▶ _SET TASK_: In the listing that follows, retype every line from the first through the one containing "bin_width = 5.0". Pictures are to be left out.

▶ _DATA LINES_:
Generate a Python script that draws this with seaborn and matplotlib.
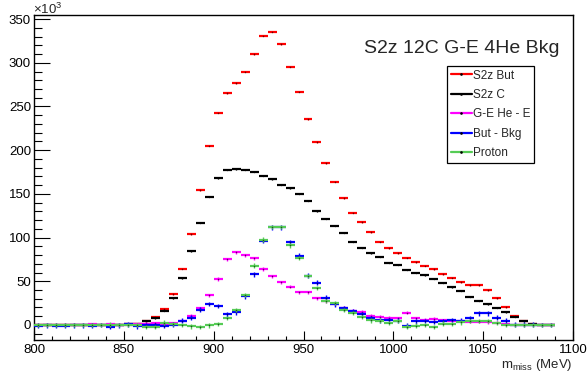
import numpy as np
import pandas as pd
import matplotlib
matplotlib.use("Agg")
import matplotlib.pyplot as plt
from matplotlib.lines import Line2D
import seaborn as sns

# Histogram binning: 5 MeV bins starting at 800 MeV
bin_low = 800.0
bin_width = 5.0

# Bin contents, in units of 10^3 counts
s2z_but = [0.0, 0.0, 0.0, 0.0, 0.0, 0.0, 0.0, 0.0, 0.0, 0.3,
           1.2, 1.0, 4.0, 9.2, 18.0, 35.0, 64.1, 104.1, 154.1, 205.2,
           242.9, 265.3, 276.7, 289.7, 309.7, 330.7, 335.6, 321.3, 295.6, 266.9,
           235.5, 209.4, 185.0, 164.0, 145.0, 128.5, 117.5, 106.4, 95.3, 87.8,
           82.2, 77.2, 71.7, 67.9, 64.0, 58.0, 54.0, 49.0, 45.2, 45.2,
           39.8, 30.7, 20.0, 10.3, 4.6, 1.5, 0.2, 0.1]
s2z_c = [0.0, 0.0, 0.0, 0.0, 0.0, 0.0, 0.0, 0.0, 0.0, 0.2,
         1.5, 1.0, 4.2, 7.6, 16.4, 30.5, 53.6, 84.5, 117.1, 146.5,
         167.8, 177.4, 178.5, 177.4, 175.1, 170.5, 167.0, 160.4, 156.6, 150.1,
         142.1, 130.1, 121.8, 113.6, 105.4, 95.5, 88.5, 82.2, 77.9, 71.3,
         68.8, 63.3, 59.8, 56.8, 53.0, 48.4, 43.1, 38.9, 32.4, 27.8,
         23.7, 19.5, 14.7, 9.5, 4.0, 1.2, 0.2, 0.1]
ge_he_e = [0.3, 0.2, 0.5, 0.2, 0.3, 0.4, 1.0, 0.4, 0.6, 0.3,
           0.5, 0.6, 1.5, 1.9, 1.5, 1.9, 4.9, 10.3, 19.2, 34.2,
           52.6, 75.2, 83.2, 79.7, 76.1, 64.1, 55.9, 48.6, 43.7, 37.2,
           37.2, 30.5, 27.5, 24.0, 19.8, 16.0, 14.9, 10.6, 9.5, 8.4,
           7.5, 14.1, 7.6, 6.1, 6.9, 5.3, 4.9, 4.9, 3.8, 3.8,
           3.4, 2.6, 0.6, 0.3, 0.2, 0.1, 0.1, 0.1]
but_bkg = [-1.1, -0.3, -1.0, -1.1, -0.5, -0.2, -1.0, 0.0, -1.9, -0.3,
           0.9, -1.7, 0.0, -0.5, -0.9, 0.5, 5.1, 8.4, 17.2, 24.0,
           21.7, 12.4, 14.7, 32.6, 57.8, 96.1, 112.0, 111.8, 94.6, 79.1,
           56.1, 48.1, 31.2, 23.7, 19.1, 16.0, 12.2, 7.6, 5.3, 5.7,
           5.0, -1.0, 4.0, 4.6, 3.4, 4.2, 5.7, 4.9, 7.6, 13.5,
           13.5, 8.4, 4.9, 0.2, 0.1, 0.1, 0.0, 0.0]
proton = [0.3, 0.0, -0.3, 0.2, 0.0, 0.3, -0.2, 0.2, 0.5, 0.0,
          -0.3, 0.3, -2.5, -2.0, 2.8, 1.1, 0.3, -1.7, -2.3, -0.4,
          1.0, 8.2, 17.3, 34.5, 67.9, 97.6, 112.3, 112.3, 91.0, 76.7,
          56.1, 42.5, 27.5, 25.5, 17.2, 13.4, 8.8, 5.3, 5.0, 2.6,
          4.5, -1.9, -0.8, 0.0, -2.3, 1.5, 0.8, 3.0, 4.2, 4.6,
          4.6, 2.3, 0.0, 0.0, 0.0, 0.0, 0.0, 0.0]

# Statistical uncertainty per bin (10^3 counts) for each histogram
errors = {"S2z But": 0.6, "S2z C": 0.6, "G-E He - E": 1.8,
          "But - Bkg": 2.8, "Proton": 2.5}

series_names = ["S2z But", "S2z C", "G-E He - E", "But - Bkg", "Proton"]
series_values = [s2z_but, s2z_c, ge_he_e, but_bkg, proton]
colors = {"S2z But": "#ff0000", "S2z C": "#000000", "G-E He - E": "#ff00ff",
          "But - Bkg": "#0000ff", "Proton": "#55cc55"}

centers = bin_low + bin_width * (np.arange(len(s2z_but)) + 0.5)
df = pd.concat([pd.DataFrame({"m": centers, "counts": vals, "series": name})
                for name, vals in zip(series_names, series_values)],
               ignore_index=True)

sns.set_style("ticks")
plt.rcParams["font.family"] = ["Liberation Sans", "DejaVu Sans"]
plt.rcParams["mathtext.fontset"] = "custom"
plt.rcParams["mathtext.rm"] = "Liberation Sans"

fig = plt.figure(figsize=(5.88, 3.79), dpi=100)
fig.patch.set_facecolor("white")
ax = fig.add_axes([34 / 588, 1 - 340 / 379, (573 - 34) / 588, (340 - 15) / 379])
ax.set_facecolor("white")

for i, name in enumerate(series_names):
    sub = df[df["series"] == name]
    c = colors[name]
    ax.errorbar(sub["m"], sub["counts"], xerr=bin_width / 2, fmt="none",
                ecolor=c, elinewidth=1.6, capsize=0, zorder=2 + i)
    ax.errorbar(sub["m"], sub["counts"], yerr=errors[name], fmt="none",
                ecolor=c, elinewidth=1.0, capsize=0, zorder=2 + i)
    sns.scatterplot(data=sub, x="m", y="counts", ax=ax, color="black",
                    s=1.2, linewidth=0, alpha=0.6, legend=False,
                    zorder=2.5 + i)

ax.set_xlim(800, 1100)
ax.set_ylim(-17.2, 354.7)
ax.set_xticks(np.arange(800, 1101, 50))
ax.set_xticks(np.arange(800, 1101, 10), minor=True)
ax.set_yticks(np.arange(0, 351, 50))
ax.set_yticks(np.arange(-10, 355, 10), minor=True)
ax.set_xlabel("")
ax.set_ylabel("")

ax.tick_params(axis="both", which="both", direction="in", top=False,
               right=False, labelsize=9.5, colors="black", width=0.8)
ax.tick_params(axis="x", which="major", length=6.5, pad=3)
ax.tick_params(axis="x", which="minor", length=3.2)
ax.tick_params(axis="y", which="major", length=11.5, pad=2.2)
ax.tick_params(axis="y", which="minor", length=5.8)
for sp in ax.spines.values():
    sp.set_visible(True)
    sp.set_color("black")
    sp.set_linewidth(1.0)

fig.text(33 / 588, 1 - 14 / 379, r"$\mathregular{\times10^{3}}$",
         fontsize=9.5, ha="left", va="baseline")
fig.text(573 / 588, 1 - 368 / 379, r"$\mathregular{m_{miss}}$ (MeV)",
         fontsize=9.5, ha="right", va="baseline")
fig.text(559 / 588, 1 - 53 / 379, "S2z 12C G-E 4He Bkg",
         fontsize=14, ha="right", va="baseline")

handles = [Line2D([], [], color=colors[n], lw=1.6, marker="o", ms=0.9,
                  mfc="black", mec="black") for n in series_names]
leg = fig.legend(handles, series_names, loc="upper left",
                 bbox_to_anchor=(447 / 588, 1 - 66 / 379),
                 bbox_transform=fig.transFigure, fontsize=8.5,
                 frameon=True, fancybox=False, shadow=False, framealpha=1,
                 edgecolor="black", borderpad=0.3, labelspacing=0.63,
                 handlelength=1.8, handletextpad=0.12, borderaxespad=0)
leg.get_frame().set_linewidth(0.9)

fig.savefig("out.png", dpi=100, facecolor="white")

▶ _RESPONSE TO THE EXERCISE_:
Generate a Python script that draws this with seaborn and matplotlib.
import numpy as np
import pandas as pd
import matplotlib
matplotlib.use("Agg")
import matplotlib.pyplot as plt
from matplotlib.lines import Line2D
import seaborn as sns

# Histogram binning: 5 MeV bins starting at 800 MeV
bin_low = 800.0
bin_width = 5.0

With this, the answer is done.